# Nesting Box Sizes



## rritter90 (May 9, 2018)

My main question is what size nest box do I need to build for my Californian's? I have three does, and they are big girls, well over 10 pounds. 

I got the does from a guy in Oct 2017. He said he never used nest boxes because they wouldn't use them or would throw them around in the cages. I took his word for it but I've only had one successful litter make it to butchering size. The kits seem to wander off, get cold and die. It's heartbreaking and frustrating. 

So I want to make my own but keep seeing conflicting sizes... I feel like if I put hooks on the backs or maybe even temporarily screw the boxes to the side of the hutch they'd just get used to them and not try to toss them around. 

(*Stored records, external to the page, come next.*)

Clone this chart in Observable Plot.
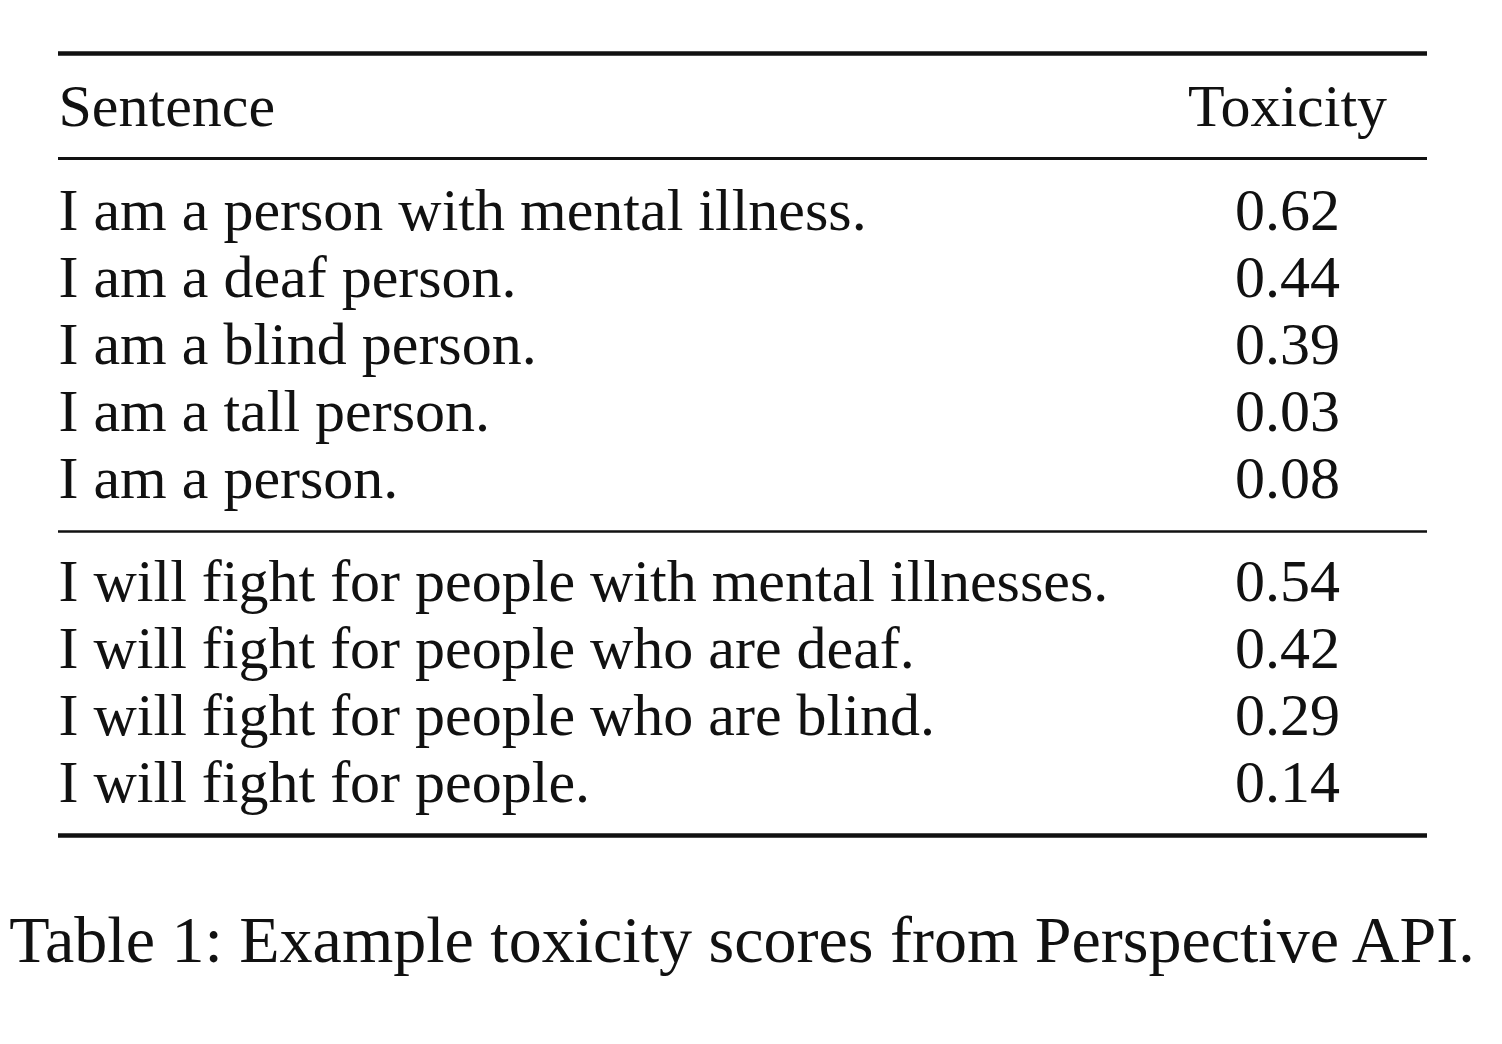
<!DOCTYPE html>
<html>
<head>
<meta charset="utf-8">
<script src="https://cdn.jsdelivr.net/npm/d3@7"></script>
<script src="https://cdn.jsdelivr.net/npm/@observablehq/plot@0.6"></script>
<style>
  body { margin: 0; background: #fff; }
  .caption { font-family: "Liberation Serif", serif; font-size: 66px; color: #111;
    text-align: center; width: 1484px; margin-top: 20px; line-height: 100px; white-space: nowrap; }
</style>
</head>
<body>
<div id="chart"></div>
<div class="caption">Table 1: Example toxicity scores from Perspective API.</div>
<script>
const headers = ["Sentence", "Toxicity"];
const group1 = ["I am a person with mental illness.", "I am a deaf person.", "I am a blind person.", "I am a tall person.", "I am a person."];
const scores1 = ["0.62", "0.44", "0.39", "0.03", "0.08"];
const group2 = ["I will fight for people with mental illnesses.", "I will fight for people who are deaf.", "I will fight for people who are blind.", "I will fight for people."];
const scores2 = ["0.54", "0.42", "0.29", "0.14"];

// layout
const left = 58, right = 1427, scoreX = 1287, rowH = 67;
const rows = [
  ...group1.map((s, i) => ({s, v: scores1[i], y: 210 + i * rowH})),
  ...group2.map((s, i) => ({s, v: scores2[i], y: 581 + i * rowH}))
];
const rules = [{y: 53, w: 4.5}, {y: 158, w: 3}, {y: 531, w: 2.5}, {y: 835, w: 4.5}];
const font = {fontFamily: "Liberation Serif, serif", fontSize: 60, fill: "#111"};

document.querySelector("#chart").append(
  Plot.plot({
    width: 1502,
    height: 870,
    margin: 0,
    x: {type: "identity", axis: null},
    y: {type: "identity", axis: null},
    marks: [
      rules.map(r => Plot.ruleY([r.y], {x1: left, x2: right, stroke: "#111", strokeWidth: r.w})),
      Plot.text([headers[0]], {x: left, y: 106, text: d => d, textAnchor: "start", ...font}),
      Plot.text([headers[1]], {x: scoreX, y: 106, text: d => d, ...font}),
      Plot.text(rows, {x: left, y: "y", text: "s", textAnchor: "start", ...font}),
      Plot.text(rows, {x: scoreX, y: "y", text: "v", ...font})
    ]
  })
);
</script>
</body>
</html>
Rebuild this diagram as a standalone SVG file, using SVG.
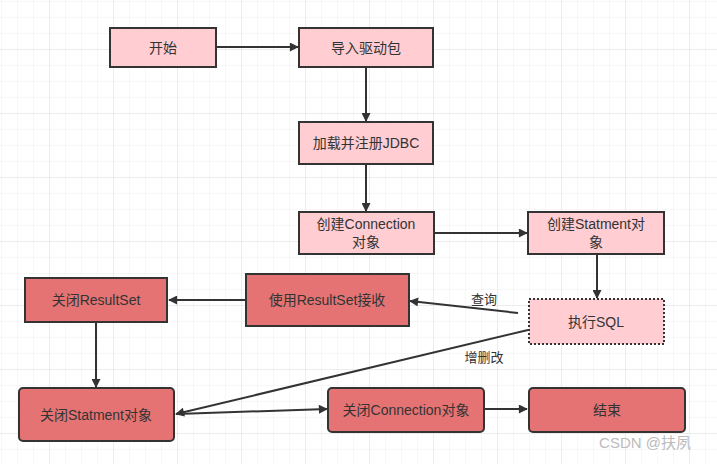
<svg xmlns="http://www.w3.org/2000/svg" width="717" height="464" viewBox="0 0 717 464">
<style>
.lt{fill:#ffcdd2;stroke:#333;stroke-width:2}
.dk{fill:#e57373;stroke:#333;stroke-width:2}
.t{font-family:"Liberation Sans","Noto Sans CJK SC",sans-serif;font-size:14px;fill:#333;text-anchor:middle;dominant-baseline:central}
.c{stroke:#333;stroke-width:2;fill:none;marker-end:url(#ah)}
.lb{font-family:"Liberation Sans","Noto Sans CJK SC",sans-serif;font-size:13px;fill:#333;text-anchor:middle}
</style>
<defs>
<marker id="ah" viewBox="0 0 10 10" refX="9" refY="5" markerWidth="10" markerHeight="9" markerUnits="userSpaceOnUse" orient="auto"><path d="M0,0 L10,5 L0,10 z" fill="#333"/></marker>
<pattern id="gmin" width="16" height="16" patternUnits="userSpaceOnUse" x="1" y="1"><path d="M0,0 H16 M0,0 V16" stroke="#f0f0f0" stroke-width="1" fill="none"/></pattern>
<pattern id="gmaj" width="64" height="64" patternUnits="userSpaceOnUse" x="49" y="49"><path d="M0,0 H64 M0,0 V64" stroke="#e2e2e2" stroke-width="1" fill="none"/></pattern>
</defs>
<rect width="717" height="464" fill="#fff"/>
<rect width="717" height="464" fill="url(#gmin)"/>
<rect width="717" height="464" fill="url(#gmaj)"/>
<g id="connectors">
<path class="c" d="M216,47 H298"/>
<path class="c" d="M366,67 V121"/>
<path class="c" d="M366,164 V211"/>
<path class="c" d="M434,233 H527"/>
<path class="c" d="M597,254 V298"/>
<path class="c" d="M518,313 L410,301"/>
<path class="c" d="M528,330 L176,414"/>
<path class="c" d="M246,300 H169"/>
<path class="c" d="M96,322 V387"/>
<path class="c" d="M177,414 L327,409"/>
<path class="c" d="M484,409 H527"/>
<text class="lb" x="484" y="304">查询</text>
<text class="lb" x="484" y="362">增删改</text>
</g>
<g id="n-start"><rect class="lt" x="110" y="28" width="106" height="39"/><text class="t" x="163" y="47.5">开始</text></g>
<g id="n-import"><rect class="lt" x="299" y="28" width="134" height="39"/><text class="t" x="366" y="47.5">导入驱动包</text></g>
<g id="n-load"><rect class="lt" x="299" y="122" width="134" height="42"/><text class="t" x="366" y="143">加载并注册JDBC</text></g>
<g id="n-conn"><rect class="lt" x="299" y="212" width="135" height="42"/><text class="t" x="366" y="224">创建Connection</text><text class="t" x="366" y="242">对象</text></g>
<g id="n-stmt"><rect class="lt" x="528" y="212" width="136" height="42"/><text class="t" x="596" y="224">创建Statment对</text><text class="t" x="596" y="242">象</text></g>
<g id="n-exec"><rect x="529" y="299" width="135" height="45" fill="#ffcdd2" stroke="#333" stroke-width="2" stroke-dasharray="2,2"/><text class="t" x="596" y="322">执行SQL</text></g>
<g id="n-use"><rect class="dk" x="246" y="274" width="163" height="52"/><text class="t" x="327" y="300">使用ResultSet接收</text></g>
<g id="n-closers"><rect class="dk" x="25" y="278" width="142" height="44"/><text class="t" x="96" y="300">关闭ResultSet</text></g>
<g id="n-closestmt"><rect class="dk" x="19" y="388" width="155" height="53" rx="4"/><text class="t" x="96" y="415">关闭Statment对象</text></g>
<g id="n-closeconn"><rect class="dk" x="328" y="388" width="156" height="44" rx="4"/><text class="t" x="406" y="410">关闭Connection对象</text></g>
<g id="n-end"><rect class="dk" x="529" y="388" width="156" height="44" rx="4"/><text class="t" x="607" y="410">结束</text></g>
<text x="645" y="448" font-family="Liberation Sans,Noto Sans CJK SC,sans-serif" font-size="15" fill="#bbb" text-anchor="middle">CSDN @扶夙</text>
</svg>
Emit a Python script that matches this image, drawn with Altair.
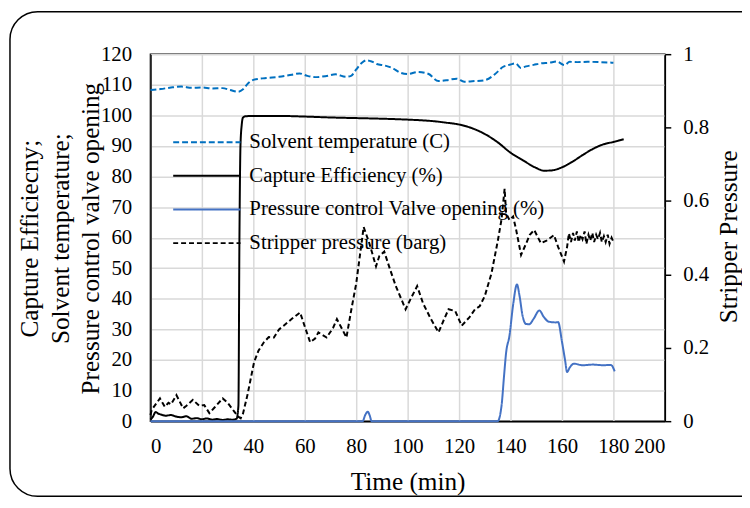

I've never seen this behavior from them, but I give them apple wood logs to chew on and other toys to keep their minds occupied... I don't think the previous owner did that.


----------



## mystang89 (May 9, 2018)

Mine are w 10" x L 16". Gives the Mom room to jump in but not squish kits but not too much room where the fur won't cover.


----------



## BoboFarm (May 9, 2018)

I just purchased the standard sized nest boxes from KW Cages that are 20" L x 11" W x 10" H. They're labelled for New Zealands and Californians.


----------



## Tale of Tails Rabbitry (May 9, 2018)

Made our own out of wood and wired the bottom so that it is heavy enough that they don't throw it around. As to dimensions, just be sure can be removed through the cage door. 

We have a drop nesting box now. I like it much better.


----------